There are two sets of regulations setting out the hallmarks and information requirements on promoters for the DOTAS regime for VAT and other indirect taxes, which came into force on 1 January 2018.
The Indirect Taxes (Notifiable Arrangements) Regulations, SI 2017/1216, set out the hallmark tests for notifiable arrangements. Notifiable arrangements in relation to VAT include:
- retail supplies in respect of splitting and value shifting.
- offshore supplies of insurance and finance.
- offshore supplies to relevant business persons outside the EU.
- options to tax.
Notifiable arrangements in relation to any indirect tax include:
- confidentiality involving promoters.
- confidentiality involving other persons.
- premium fees.
- standardised tax products.
The Indirect Taxes (Disclosure of Avoidance Schemes) Regulations, SI 2017/1215, prescribe the information promoters must disclose to HMRC under the new rules.
Problems with DOTAS
- The DOTAS regime can seem confusing to the end-user.
- The rules are complicated. A scheme number can be a red herring as it does not signify HMRC approval yet it is often in a tax planner’s financial interest to obtain a DOTAS number as it looks impressive to some types of client and so provides a good reason, if ever one was needed, for charging a higher fee.
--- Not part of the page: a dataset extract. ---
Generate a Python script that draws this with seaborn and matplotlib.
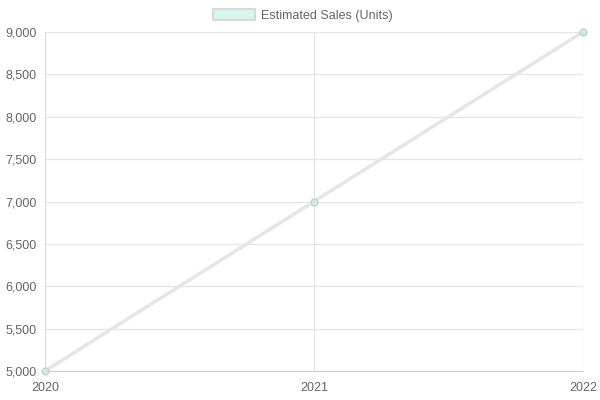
import matplotlib
matplotlib.use("Agg")
import matplotlib.pyplot as plt
import matplotlib.ticker as mticker
from matplotlib.patches import Patch
import seaborn as sns
import pandas as pd

# Data
years = ["2020", "2021", "2022"]
sales = [5000, 7000, 9000]

df = pd.DataFrame({"year": [0, 1, 2], "sales": sales})

sns.set_style("white")
plt.rcParams["font.family"] = ["Liberation Sans", "DejaVu Sans"]

fig = plt.figure(figsize=(6, 4), dpi=100)
ax = fig.add_axes([45 / 600, 1 - 371 / 400, 538 / 600, 339 / 400])

sns.lineplot(data=df, x="year", y="sales", ax=ax, color="#e6e6e6", linewidth=2.6,
             marker="o", markersize=5, markerfacecolor="#cfeae4",
             markeredgecolor="#c5d3d0", markeredgewidth=1, zorder=3, clip_on=False)

ax.set_xlim(0, 2)
ax.set_ylim(5000, 9000)
ax.set_xticks([0, 1, 2])
ax.set_xticklabels(years)
ax.yaxis.set_major_locator(mticker.MultipleLocator(500))
ax.yaxis.set_major_formatter(mticker.FuncFormatter(lambda v, p: f"{int(v):,}"))
ax.set_xlabel("")
ax.set_ylabel("")

ax.grid(True, color="#e6e6e6", linewidth=1)
for side in ["top", "right"]:
    ax.spines[side].set_visible(False)
ax.spines["left"].set_color("#e0e0e0")
ax.spines["bottom"].set_color("#d0d0d0")
ax.tick_params(axis="both", colors="#666666", labelsize=9, length=0, pad=6)
ax.tick_params(axis="x", pad=8)
ax.set_axisbelow(True)

handle = Patch(facecolor="#d5f5ee", edgecolor="#d9d9d9", linewidth=1.5)
fig.legend([handle], ["Estimated Sales (Units)"], loc="upper center",
           bbox_to_anchor=(0.505, 1.005), frameon=False, fontsize=9,
           handlelength=3.3, handleheight=0.9, handletextpad=0.5,
           labelcolor="#666666")

fig.savefig("out.png", dpi=100)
- Conversely, legal opinion may also be divided as to whether a product is so well known and standardised that no disclosure is required. A mass marketed scheme may carry no number.
DOTAS cases
There have so far been few cases taken regarding DOTAS notification.
In HMRC v Redbox Tax Associates LLP [2021] TC8235 the First Tier Tribunal (FTT) held that a loss scheme should have been notified under the Disclosure of Tax Avoidance Scheme (DOTAS) rules. There were arrangements, premium fees were charged and it was a standardised tax product.
In HMRC v Root2 Tax Ltd [2017] TC 06115, Root2 claimed that their scheme involving an employee entering into almost simultaneous spread bets and hedging transactions, ‘Alchemy,’ did not meet the criteria for disclosure under DOTAS. In sorting through Root2’s various arguments the first tier tribunal based their decision on their main claim which was that the tax advantage was not, or might not be expected to be, the main benefit or one of the main benefits of the arrangement, because the spread bet could go either way; the employee could achieve a profit or suffer a loss, with taxes being paid when there was a profit.
The tribunal disagreed and found that the arrangements were notifiable:
- The scheme amounted to ‘arrangements’;
- The scheme enabled, or might be expected to enable, a person to obtain a tax advantage;
- The main benefit, or one of the main benefits, of the scheme (if it works) is the obtaining of that advantage;
- It was a standard product
- Root2 were the ‘promoters’ of the scheme in the statutory sense.
The effect of this is twofold; it enables HMRC not only to penalise Root2 for failing to notify the scheme under the DOTAS regulation, but also to issue Accelerated Payment Notices (APNs) on all taxpayers who took part in the scheme. It is quite possible that Root2 will look to appeal the decision.
In HMRC v Hyrax Resourcing Limited & Bosley Park Limited & Peak Performance Head Office Services Limited [2019] TC07025 the First Tier Tribunal (FTT) found that a contractor loan scheme should have been notified under the Disclosure of Tax Avoidance Schemes (DOTAS) regulations as:
- The scheme gave, or was expected to give, rise to a tax advantage.
- The main benefit, which was expected to arise from the arrangement was the obtaining of a tax advantage.
- The fees paid to use the scheme were premium and it was a standardised tax product.